**COLLECTED MATERIAL:**
:::::

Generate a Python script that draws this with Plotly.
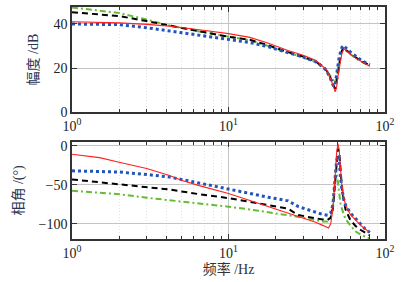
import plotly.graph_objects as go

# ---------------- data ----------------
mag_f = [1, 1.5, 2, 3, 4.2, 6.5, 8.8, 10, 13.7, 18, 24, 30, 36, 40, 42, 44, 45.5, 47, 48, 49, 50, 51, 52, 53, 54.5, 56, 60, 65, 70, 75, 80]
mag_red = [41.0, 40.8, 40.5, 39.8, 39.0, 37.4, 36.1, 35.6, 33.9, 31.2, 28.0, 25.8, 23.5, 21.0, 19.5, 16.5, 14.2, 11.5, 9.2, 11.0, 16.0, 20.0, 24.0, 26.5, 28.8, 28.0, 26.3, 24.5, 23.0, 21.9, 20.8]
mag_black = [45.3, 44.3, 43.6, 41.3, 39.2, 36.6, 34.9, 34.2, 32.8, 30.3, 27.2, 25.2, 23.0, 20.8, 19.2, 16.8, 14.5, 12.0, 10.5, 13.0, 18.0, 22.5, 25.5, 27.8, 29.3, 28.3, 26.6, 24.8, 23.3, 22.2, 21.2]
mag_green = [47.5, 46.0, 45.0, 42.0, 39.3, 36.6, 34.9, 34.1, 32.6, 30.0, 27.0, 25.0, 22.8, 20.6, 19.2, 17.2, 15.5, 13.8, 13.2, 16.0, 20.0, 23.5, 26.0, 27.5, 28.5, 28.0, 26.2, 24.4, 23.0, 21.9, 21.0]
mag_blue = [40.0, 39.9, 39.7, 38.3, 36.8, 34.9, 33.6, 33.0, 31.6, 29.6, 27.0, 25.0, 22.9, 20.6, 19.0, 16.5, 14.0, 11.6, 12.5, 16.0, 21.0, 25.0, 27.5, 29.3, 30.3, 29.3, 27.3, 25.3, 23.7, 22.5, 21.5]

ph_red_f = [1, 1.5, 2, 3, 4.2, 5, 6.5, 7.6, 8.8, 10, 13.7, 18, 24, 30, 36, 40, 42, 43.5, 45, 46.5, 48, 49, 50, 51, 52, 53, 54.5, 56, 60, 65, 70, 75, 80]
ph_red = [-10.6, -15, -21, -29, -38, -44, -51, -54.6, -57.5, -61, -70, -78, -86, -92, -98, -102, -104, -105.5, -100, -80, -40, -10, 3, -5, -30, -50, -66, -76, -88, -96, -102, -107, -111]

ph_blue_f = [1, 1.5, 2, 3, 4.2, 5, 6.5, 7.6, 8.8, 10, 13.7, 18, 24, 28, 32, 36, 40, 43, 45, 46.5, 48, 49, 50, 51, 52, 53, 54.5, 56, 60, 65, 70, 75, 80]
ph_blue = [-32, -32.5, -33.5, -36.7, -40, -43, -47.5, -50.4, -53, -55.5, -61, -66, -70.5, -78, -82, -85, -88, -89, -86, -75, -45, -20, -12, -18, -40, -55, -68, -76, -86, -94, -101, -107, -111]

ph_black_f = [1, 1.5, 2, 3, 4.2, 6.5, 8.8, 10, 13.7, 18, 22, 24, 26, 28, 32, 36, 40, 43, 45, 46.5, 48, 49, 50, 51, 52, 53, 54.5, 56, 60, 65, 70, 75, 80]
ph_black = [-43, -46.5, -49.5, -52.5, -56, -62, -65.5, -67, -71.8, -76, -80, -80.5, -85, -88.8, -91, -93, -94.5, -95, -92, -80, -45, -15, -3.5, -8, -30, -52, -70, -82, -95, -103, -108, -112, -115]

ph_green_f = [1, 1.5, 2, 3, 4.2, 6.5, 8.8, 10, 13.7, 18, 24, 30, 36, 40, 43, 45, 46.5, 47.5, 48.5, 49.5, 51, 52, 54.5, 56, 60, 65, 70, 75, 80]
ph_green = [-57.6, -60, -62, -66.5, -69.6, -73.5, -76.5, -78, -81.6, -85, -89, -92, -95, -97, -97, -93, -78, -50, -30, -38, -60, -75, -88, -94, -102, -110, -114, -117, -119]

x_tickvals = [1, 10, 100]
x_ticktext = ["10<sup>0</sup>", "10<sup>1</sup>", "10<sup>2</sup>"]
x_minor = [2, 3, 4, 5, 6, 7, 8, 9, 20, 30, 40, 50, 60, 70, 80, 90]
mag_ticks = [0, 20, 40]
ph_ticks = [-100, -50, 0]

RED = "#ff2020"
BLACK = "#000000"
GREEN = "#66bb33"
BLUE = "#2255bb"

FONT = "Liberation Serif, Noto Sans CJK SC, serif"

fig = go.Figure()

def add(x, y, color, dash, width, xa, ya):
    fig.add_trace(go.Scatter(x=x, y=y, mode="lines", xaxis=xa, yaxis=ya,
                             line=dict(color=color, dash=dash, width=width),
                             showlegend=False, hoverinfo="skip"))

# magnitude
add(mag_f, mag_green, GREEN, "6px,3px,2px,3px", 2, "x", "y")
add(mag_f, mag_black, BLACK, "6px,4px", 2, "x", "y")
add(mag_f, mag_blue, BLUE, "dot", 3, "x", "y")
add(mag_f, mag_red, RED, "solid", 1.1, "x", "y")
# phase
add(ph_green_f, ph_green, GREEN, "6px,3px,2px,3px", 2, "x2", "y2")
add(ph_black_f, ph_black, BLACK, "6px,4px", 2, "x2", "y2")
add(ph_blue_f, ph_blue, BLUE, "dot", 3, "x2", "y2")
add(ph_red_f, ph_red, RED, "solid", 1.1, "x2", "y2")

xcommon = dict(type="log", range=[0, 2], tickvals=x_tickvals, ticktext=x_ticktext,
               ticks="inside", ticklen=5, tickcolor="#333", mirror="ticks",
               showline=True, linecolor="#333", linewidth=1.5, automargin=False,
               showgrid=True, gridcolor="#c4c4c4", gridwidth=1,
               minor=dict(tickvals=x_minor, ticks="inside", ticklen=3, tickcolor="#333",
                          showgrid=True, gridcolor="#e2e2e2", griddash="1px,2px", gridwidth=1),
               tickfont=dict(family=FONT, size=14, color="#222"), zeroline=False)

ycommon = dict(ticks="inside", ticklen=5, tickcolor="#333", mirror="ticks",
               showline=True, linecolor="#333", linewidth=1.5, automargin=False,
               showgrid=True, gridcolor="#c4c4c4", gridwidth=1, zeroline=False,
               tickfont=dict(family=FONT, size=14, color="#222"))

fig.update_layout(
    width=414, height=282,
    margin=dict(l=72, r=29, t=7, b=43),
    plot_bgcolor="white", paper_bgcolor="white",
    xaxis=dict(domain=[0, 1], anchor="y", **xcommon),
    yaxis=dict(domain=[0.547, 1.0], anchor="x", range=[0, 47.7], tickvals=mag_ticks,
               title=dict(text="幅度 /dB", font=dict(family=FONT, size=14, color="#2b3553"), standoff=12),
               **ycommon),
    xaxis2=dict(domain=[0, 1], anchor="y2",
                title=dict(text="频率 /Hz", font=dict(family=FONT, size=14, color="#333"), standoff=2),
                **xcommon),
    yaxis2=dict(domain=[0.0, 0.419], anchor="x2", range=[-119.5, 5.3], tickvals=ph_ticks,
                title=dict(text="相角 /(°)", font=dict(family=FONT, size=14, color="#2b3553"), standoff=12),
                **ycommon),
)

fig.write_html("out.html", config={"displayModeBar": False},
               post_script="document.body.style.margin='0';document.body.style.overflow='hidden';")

:::::

Reproduce exactly the run of lines that opens the listing and closes with the line holding "23.7, 22.5, 21.5]". Pictures are excluded.

Generate a Python script that draws this with Plotly.
import plotly.graph_objects as go

# ---------------- data ----------------
mag_f = [1, 1.5, 2, 3, 4.2, 6.5, 8.8, 10, 13.7, 18, 24, 30, 36, 40, 42, 44, 45.5, 47, 48, 49, 50, 51, 52, 53, 54.5, 56, 60, 65, 70, 75, 80]
mag_red = [41.0, 40.8, 40.5, 39.8, 39.0, 37.4, 36.1, 35.6, 33.9, 31.2, 28.0, 25.8, 23.5, 21.0, 19.5, 16.5, 14.2, 11.5, 9.2, 11.0, 16.0, 20.0, 24.0, 26.5, 28.8, 28.0, 26.3, 24.5, 23.0, 21.9, 20.8]
mag_black = [45.3, 44.3, 43.6, 41.3, 39.2, 36.6, 34.9, 34.2, 32.8, 30.3, 27.2, 25.2, 23.0, 20.8, 19.2, 16.8, 14.5, 12.0, 10.5, 13.0, 18.0, 22.5, 25.5, 27.8, 29.3, 28.3, 26.6, 24.8, 23.3, 22.2, 21.2]
mag_green = [47.5, 46.0, 45.0, 42.0, 39.3, 36.6, 34.9, 34.1, 32.6, 30.0, 27.0, 25.0, 22.8, 20.6, 19.2, 17.2, 15.5, 13.8, 13.2, 16.0, 20.0, 23.5, 26.0, 27.5, 28.5, 28.0, 26.2, 24.4, 23.0, 21.9, 21.0]
mag_blue = [40.0, 39.9, 39.7, 38.3, 36.8, 34.9, 33.6, 33.0, 31.6, 29.6, 27.0, 25.0, 22.9, 20.6, 19.0, 16.5, 14.0, 11.6, 12.5, 16.0, 21.0, 25.0, 27.5, 29.3, 30.3, 29.3, 27.3, 25.3, 23.7, 22.5, 21.5]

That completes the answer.